Cleptomaniaco
No consultório psiquiátrico.
- E ai, como você está?
- Bem. – guardando uma caneta no bolso.
- Anderson.
- O que?
- A caneta.
- Ah, não é minha?
O médico faz que não com a cabeça. Anderson coloca a caneta no lugar.
- Eu to melhorando doutor, melhorando.
O médico da uma pigarreada, enquanto Anderson disfarçadamente coloca o porta retrato no paletó.
- Mas vou dizer que não ta sendo fácil. As pessoas fazem coisas pra me incentivar a pegar.
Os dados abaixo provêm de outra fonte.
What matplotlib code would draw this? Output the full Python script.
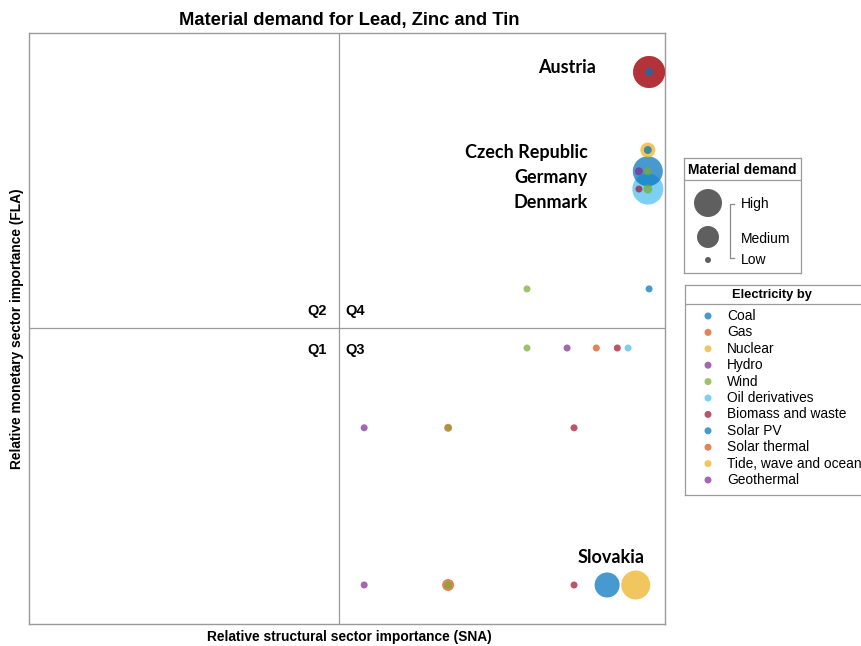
import matplotlib
matplotlib.use("Agg")
import matplotlib.pyplot as plt
from matplotlib.lines import Line2D

plt.rcParams['font.family'] = ['Liberation Sans', 'DejaVu Sans']

# --- data -------------------------------------------------------------
techs = ['Coal', 'Gas', 'Nuclear', 'Hydro', 'Wind', 'Oil derivatives',
         'Biomass and waste', 'Solar PV', 'Solar thermal',
         'Tide, wave and ocean', 'Geothermal']
tech_colors = ['#0072BD', '#D95319', '#EDB120', '#7E2F8E', '#77AC30', '#4DBEEE',
               '#A2142F', '#0072BD', '#D95319', '#EDB120', '#7E2F8E']

# one entry per bubble: technology, SNA score, FLA score, relative demand
pt_tech = ['Gas', 'Biomass and waste', 'Coal',
           'Nuclear', 'Coal',
           'Oil derivatives', 'Biomass and waste', 'Wind',
           'Coal', 'Hydro', 'Wind',
           'Wind', 'Coal',
           'Wind', 'Hydro', 'Gas', 'Biomass and waste', 'Oil derivatives',
           'Geothermal', 'Gas', 'Wind', 'Biomass and waste',
           'Hydro', 'Gas', 'Wind', 'Biomass and waste', 'Coal', 'Nuclear']
pt_x = [9.75, 9.75, 9.75,
        9.73, 9.73,
        9.73, 9.59, 9.73,
        9.73, 9.59, 9.73,
        7.83, 9.75,
        7.83, 8.46, 8.92, 9.25, 9.42,
        5.27, 6.59, 6.59, 8.57,
        5.27, 6.59, 6.59, 8.57, 9.09, 9.54]
pt_y = [9.34, 9.34, 9.34,
        8.02, 8.02,
        7.36, 7.36, 7.36,
        7.66, 7.66, 7.66,
        5.67, 5.67,
        4.67, 4.67, 4.67, 4.67, 4.67,
        3.32, 3.32, 3.32, 3.32,
        0.66, 0.66, 0.66, 0.66, 0.66, 0.66]
pt_demand = [32, 32, 8,
             15, 8,
             31, 7, 9,
             30, 8, 8,
             7, 7,
             7, 7, 7, 7, 7,
             7, 8, 6, 7,
             7, 12, 8, 7, 25, 29]

countries = ['Austria', 'Czech Republic', 'Germany', 'Denmark', 'Slovakia']
country_x = [8.92, 8.79, 8.79, 8.79, 8.63]
country_y = [9.41, 7.97, 7.56, 7.14, 1.13]
country_ha = ['right', 'right', 'right', 'right', 'left']

x_split = 4.874
y_split = 5.008

color_of = dict(zip(techs, tech_colors))

# --- figure -----------------------------------------------------------
fig = plt.figure(figsize=(8.61, 6.46), dpi=100)
ax = fig.add_axes([29 / 861, 22 / 646, 636 / 861, 591 / 646])
ax.set_xlim(0, 10)
ax.set_ylim(0, 10)
ax.set_xticks([])
ax.set_yticks([])
for s in ax.spines.values():
    s.set_color('#9a9a9a')
    s.set_linewidth(1.0)

ax.axvline(x_split, color='#9a9a9a', lw=0.9, zorder=1)
ax.axhline(y_split, color='#9a9a9a', lw=0.9, zorder=1)

# big bubbles first so the small ones stay visible (stable sort keeps order)
order = sorted(range(len(pt_x)), key=lambda i: -pt_demand[i])
for i in order:
    d_pt = pt_demand[i] * 0.72
    ax.scatter(pt_x[i], pt_y[i], s=d_pt ** 2, color=color_of[pt_tech[i]],
               alpha=0.72, edgecolors='none', zorder=3)

for name, cx, cy, ha in zip(countries, country_x, country_y, country_ha):
    ax.text(cx, cy, name, ha=ha, va='center', fontsize=13, fontweight='bold',
            family=['Lato', 'DejaVu Sans'], zorder=5)

qkw = dict(fontsize=10.5, fontweight='bold', va='center')
ax.text(x_split - 0.19, 5.30, 'Q2', ha='right', **qkw)
ax.text(x_split + 0.10, 5.30, 'Q4', ha='left', **qkw)
ax.text(x_split - 0.19, 4.64, 'Q1', ha='right', **qkw)
ax.text(x_split + 0.10, 4.64, 'Q3', ha='left', **qkw)

fig.text(349 / 861, 1 - 20 / 646, 'Material demand for Lead, Zinc and Tin',
         ha='center', va='center', fontsize=13.2, fontweight='bold')
fig.text(349 / 861, 1 - 637 / 646, 'Relative structural sector importance (SNA)',
         ha='center', va='center', fontsize=9.9, fontweight='bold')
fig.text(17 / 861, 1 - 329 / 646, 'Relative monetary sector importance (FLA)',
         ha='center', va='center', rotation=90, fontsize=9.9, fontweight='bold')

# --- legend: material demand -----------------------------------------
size_labels = ['High', 'Medium', 'Low']
size_demo = [28, 22, 6]

lg1 = fig.add_axes([684 / 861, 1 - 273 / 646, 117 / 861, 115 / 646])
lg1.set_xlim(0, 117)
lg1.set_ylim(115, 0)
lg1.set_xticks([])
lg1.set_yticks([])
for s in lg1.spines.values():
    s.set_color('#9a9a9a')
    s.set_linewidth(0.9)
lg1.text(58.5, 12, 'Material demand', ha='center', va='center',
         fontsize=9.9, fontweight='bold')
lg1.add_line(Line2D([0, 117], [22, 22], color='#9a9a9a', lw=0.9))
for yy, d in zip([45, 79, 102], size_demo):
    lg1.scatter(24, yy, s=(d * 0.72) ** 2, color='#5f5f5f', edgecolors='none')
lg1.add_line(Line2D([50, 46, 46, 50], [46, 46, 100, 100], color='#8a8a8a', lw=0.9))
for yy, lab in zip([46, 81, 102], size_labels):
    lg1.text(57, yy, lab, ha='left', va='center', fontsize=10)

# --- legend: electricity by ------------------------------------------
lg2 = fig.add_axes([685 / 861, 1 - 495 / 646, 200 / 861, 210 / 646])
lg2.set_xlim(0, 200)
lg2.set_ylim(210, 0)
lg2.set_xticks([])
lg2.set_yticks([])
for s in lg2.spines.values():
    s.set_color('#9a9a9a')
    s.set_linewidth(0.9)
lg2.text(87, 10, 'Electricity by', ha='center', va='center',
         fontsize=9.3, fontweight='bold')
lg2.add_line(Line2D([0, 200], [19, 19], color='#9a9a9a', lw=0.9))
for k, (t, c) in enumerate(zip(techs, tech_colors)):
    yy = 31 + 16.4 * k
    lg2.scatter(23, yy, s=(7 * 0.72) ** 2, color=c, alpha=0.72, edgecolors='none')
    lg2.text(42, yy, t, ha='left', va='center', fontsize=9.9)

fig.savefig('out.png', dpi=100)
- Como assim, que tipo de coisa?
- Varias, deixam as coisas soltas. Como se tivessem me testando. Mas eu to conseguindo me controlar. To mesmo doutor.
- Aé?
- Sim, ontem mesmo eu fui jantar com uma amiga, então ela me deixou sozinho e tinham varias coisas em cima da mesa me chamando.
- Onde vocês estavam?
- Na casa dela.
- No caso essas coisas não seriam os pratos e os talheres do jantar?
- Sim, mas precisava deixar ali em cima daquele jeito?
- É o que as pessoas fazem quando vão jantar.
- É mas...
- Mas você se controlou?
- Sim, me controlei. Apesar de ter um saleiro sensacional.
- E ai?
- Ai depois do jantar nós fomos pra sala.
- E você não pegou nada da cozinha?
- Nada.
- Muito bem, pode continuar.
- Então fomos para sala. Uma sala bonita, com vários enfeites na rack, um elefantinho lindo, uma daquelas corujas pra tirar o mal olhado. Sabe que eu nunca peguei uma dessa. – fazendo uma constatação pra ele mesmo.
O médico tosse interrompendo o devaneio.
- Ah desculpa. Então mais uma vez ela saiu e me deixou lá. Com aqueles enfeites lindos. Tinha uns bloquinhos de papel, umas canetas, esse tipo de coisa que ninguém mais tem do lado do telefone, raríssimo para os cleptomaníacos.
- Você pegou?
- Não doutor, fui forte. Não peguei.
- Parabéns, vemos uma evolução acontecendo.
- Então fomos para o quarto, começamos a nos pegar, ela é uma daquelas amigas com beneficio. – pisca para o doutor. – se é que o senhor me entende.
- Não, mas pode continuar.
- Estávamos nos pegando, ela é bem gostosa, estava de vestido, então imagine ela por cima de mim, no meu colo, beijando meu pescoço, falando besteiras, me atentando.
Mais uma pigarreada.
- Me empolguei de novo. Então quando estava esquentando mais, ela saiu de cima de mim e falou para eu esperar.
- Então eu reparei como o quarto de mulher solteira tem enfeite e coisinhas, sabe essas coisas que ninguém sabe pra que serve, mas da vontade de ter, essas coisas que só a Imaginarium vende. Tinha varias.
- Você pegou!
- Não.
- Muito legal. Fico muito feliz em ver essa evolução.
- Eu também. Nem acreditei que conseguiria me controlar desse jeito.
A sessão encerra, os dois levantam, médico e paciente, quando o paciente vai se encaminhar para a porta caem os enfeites da mesa do médico que ele tinha colocado na calça. Ambos se olham.
- Semana que vem na mesma hora?
O médico faz que sim com a cabeça. Anderson vai sair, o médico solta um “ãrãm”. O paciente tira a miniatura do Freud do bolso e devolve.
Entra o próximo paciente, senta-se na cadeira.
- Então Eduardo, tem conseguido se controlar com a coisa da superioridade.
- Sim. Tenho. Até esses dias até parei para conversar com uma pessoa mais pobre, idiota e mais feia do que eu.